Initialement, Wallas (1926) a modélisé le processus créatif en quatre étapes : la première étape, la phase de préparation, correspond à des analyses préliminaires du problème permettant de définir la demande. Elle laisse place à la deuxième étape qu’est l’incubation, définie comme une période de relaxation pendant laquelle l’individu peut générer inconsciemment de nouvelles associations lointaines entre différents concepts. Vient ensuite l’illumination, qui correspond à la prise de conscience soudaine du travail effectué lors de la période d’incubation. Enfin, la dernière étape du processus créatif est une phase de vérification, dans laquelle l’individu évalue ses idées, les affine, puis choisit d’en développer une parmi toutes celles générées. Depuis cette première modélisation, de nombreux auteurs ont mis en évidence que ces quatre étapes n’étaient pas suffisantes pour représenter la complexité du processus créatif, et qu’il était tout à fait possible d’ajouter d’autres étapes en subdivisant encore celles présentées ci-dessus. Quoi qu’il en soit, l’individu passerait par de nombreuses étapes, tout en revenant sur certaines si nécessaire. Une fois les différentes idées générées, il conviendra de les évaluer, d’en choisir certaines, d’en affiner l’élaboration, et de les modifier afin d’en réaliser une en phase finale (Lubart, 2001).

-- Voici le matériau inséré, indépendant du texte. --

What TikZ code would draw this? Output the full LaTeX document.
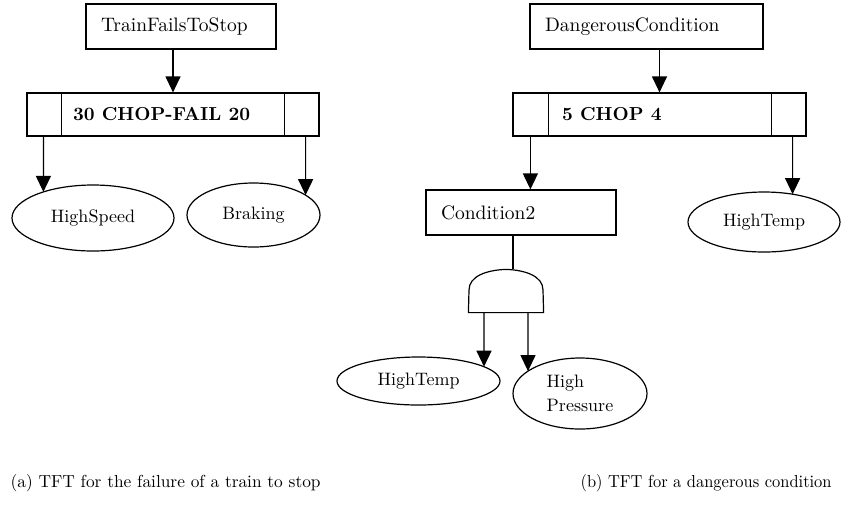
\documentclass[tikz,border=0pt]{standalone}
\usepackage{fontspec}
% Latin Modern at its 10pt design, scaled freely
\setmainfont{lmroman10-regular.otf}[BoldFont=lmroman10-bold.otf]
\usetikzlibrary{arrows.meta,shapes.geometric,intersections}
\begin{document}
\begin{tikzpicture}[x=1pt,y=-1pt,line width=1.2pt,
  evbox/.style={draw, rectangle, minimum height=45pt, inner xsep=15pt, inner ysep=0pt,
    align=left, font=\fontsize{19.5}{23}\selectfont},
  chopbox/.style={draw, rectangle, minimum height=43pt, inner sep=0pt},
  choplabel/.style={anchor=west, inner sep=0pt, font=\fontsize{18.8}{23}\selectfont\bfseries},
  leaf/.style={draw, ellipse, inner sep=0pt, align=left, font=\fontsize{18}{24}\selectfont},
  arr/.style={-{Triangle[length=16pt,width=15pt]}},
  caption/.style={anchor=base west, inner sep=0pt, font=\fontsize{17.4}{21}\selectfont}]

\useasboundingbox (0,0) rectangle (842,507);

% ---------- (a) train fails to stop ----------
\node[evbox, text width=160pt] (tfs) at (181,26.5) {TrainFailsToStop};
\node[chopbox, minimum width=292pt] (chopA) at (173,114.5) {};
\draw ([xshift=35pt]chopA.north west) -- ([xshift=35pt]chopA.south west);
\draw ([xshift=-35pt]chopA.north east) -- ([xshift=-35pt]chopA.south east);
\node[choplabel] (chopAtext) at ([xshift=46pt]chopA.west) {30 CHOP-FAIL 20};

\node[leaf, minimum width=162pt, minimum height=66pt, name path=hsP] (hs) at (93,218) {HighSpeed};
\node[leaf, minimum width=133pt, minimum height=64pt, name path=brkP] (brk) at (253.5,215) {Braking};

\draw[arr] (tfs.south -| chopA.north) -- (chopA.north);

\coordinate (aL) at ([xshift=17pt]chopA.south west);
\coordinate (aR) at ([xshift=-14pt]chopA.south east);
\path[name path=vaL] (aL) -- ++(0,120);
\path[name path=vaR] (aR) -- ++(0,120);
\path[name intersections={of=vaL and hsP, by=hsTop}];
\path[name intersections={of=vaR and brkP, by=brkTop}];
\draw[arr] (aL) -- (hsTop);
\draw[arr] (aR) -- (brkTop);

% ---------- (b) dangerous condition ----------
\node[evbox, text width=203pt] (dc) at (646.5,26.5) {DangerousCondition};
\node[chopbox, minimum width=293pt] (chopB) at (659.5,114.5) {};
\draw ([xshift=36pt]chopB.north west) -- ([xshift=36pt]chopB.south west);
\draw ([xshift=-35pt]chopB.north east) -- ([xshift=-35pt]chopB.south east);
\node[choplabel] (chopBtext) at ([xshift=49pt]chopB.west) {5 CHOP 4};

\draw[arr] (dc.south -| chopB.north) -- (chopB.north);

\node[evbox, text width=160pt] (cond) at (521,212.5) {Condition2};
\node[leaf, minimum width=152pt, minimum height=60pt, name path=htaP] (hta) at (764,222) {HighTemp};

\coordinate (bL) at ([xshift=18pt]chopB.south west);
\coordinate (bR) at ([xshift=-14pt]chopB.south east);
\path[name path=vbR] (bR) -- ++(0,120);
\path[name intersections={of=vbR and htaP, by=htaTop}];
\draw[arr] (bL) -- (bL |- cond.north);
\draw[arr] (bR) -- (htaTop);

% AND gate below Condition2
\node[inner sep=0pt, minimum width=74pt, minimum height=42pt] (gate) at (506,291) {};
\draw (gate.south west) -- (469,290)
  .. controls (469,276) and (487,270) .. (gate.north)
  .. controls (525,270) and (543,276) .. (543,290)
  -- (gate.south east) -- cycle;
\coordinate (gIn) at ([xshift=7pt]gate.north);
\draw (cond.south -| gIn) -- (gIn);

\node[leaf, minimum width=163pt, minimum height=48pt, name path=htbP] (htb) at (418.5,381) {HighTemp};
\node[leaf, minimum width=134pt, minimum height=71pt, name path=hpP] (hp) at (580,393.5) {High\\Pressure};

\coordinate (gL) at ([xshift=-22pt]gate.south);
\coordinate (gR) at ([xshift=22pt]gate.south);
\path[name path=vgL] (gL) -- ++(0,120);
\path[name path=vgR] (gR) -- ++(0,120);
\path[name intersections={of=vgL and htbP, by=htbTop}];
\path[name intersections={of=vgR and hpP, by=hpTop}];
\draw[arr] (gL) -- (htbTop);
\draw[arr] (gR) -- (hpTop);

% ---------- captions ----------
\node[caption] (capA) at (10,487) {\resizebox{310pt}{\height}{(a) TFT for the failure of a train to stop}};
\node[caption] (capB) at (580,487) {\resizebox{251pt}{\height}{(b) TFT for a dangerous condition}};

\end{tikzpicture}
\end{document}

La génération d’idées créatives est alors considérée comme une des premières phases du processus créatif, durant laquelle toute idée est acceptable (il n’y a pas de bonnes ou de mauvaises idées), et seulement par la suite les critères d’utilité, de pertinence et de faisabilité entreront en jeu. Cela rejoint alors les deux types de pensées distinctes (pensée convergente et pensée divergente) proposés par Guilford, éminent chercheur de la psychologie de la créativité. Dans sa modélisation, Guilford différencie la pensée convergente, qui est l’habileté à converger vers une seule réponse pour répondre à un problème, de la pensée divergente, qui permet de répondre à un problème en cherchant des solutions dans un maximum de direction différentes. Alors que la pensée divergente permet d’explorer un maximum de voies de solutions possibles et augmente la probabilité de trouver une idée créative, la pensée convergente est nécessaire afin de proposer une idée ou un produit final.
Y a-t-il un seul type de créativité ou plusieurs types de créativité ?
Initialement, le processus créatif a été étudié à partir d’écrits de « génies créatifs » ou encore à partir d’études de cas d’individus reconnus comme créatifs. On faisait alors la différence entre la créativité notée grand « C », qui représentait la créativité d’artistes et génies créatifs, et celle notée petit « c », qui désignait la créativité des autres personnes. Mais à cette époque, il était aussi considéré que la créativité était une habileté « innée », qu’elle ne s’apprenait pas, et qu’elle était complètement automatique. Depuis, l’eau a largement coulé sous les ponts !
Donc bien que nous puissions avoir l’impression qu’être créatif en dessinant n’est pas la même chose qu’être un scientifique créatif, ou encore un individu lambda qui résout un problème du quotidien, l’approche cognitive qui ne date que des années 2000 a permis de modéliser et d’étudier la créativité autrement (Cassotti et al., 2016 ; Ward, 2007). En effet, cette approche considère que les mécanismes mis à l’œuvre lors de la génération d’idées créatives ou lors de la création d’un produit créatif seront les mêmes quel que soit le domaine d’activité. Bien sûr, lors d’une activité de dessin, des fonctions telles que l’imagerie mentale ou la motricité seront certainement davantage impliquées que lors de la simple génération d’idées. Dès lors, bien que les mécanismes mobilisés lors du processus créatif soient les mêmes quelles que soient les disciplines, ils seront donc plus ou moins prégnants selon le domaine d’application.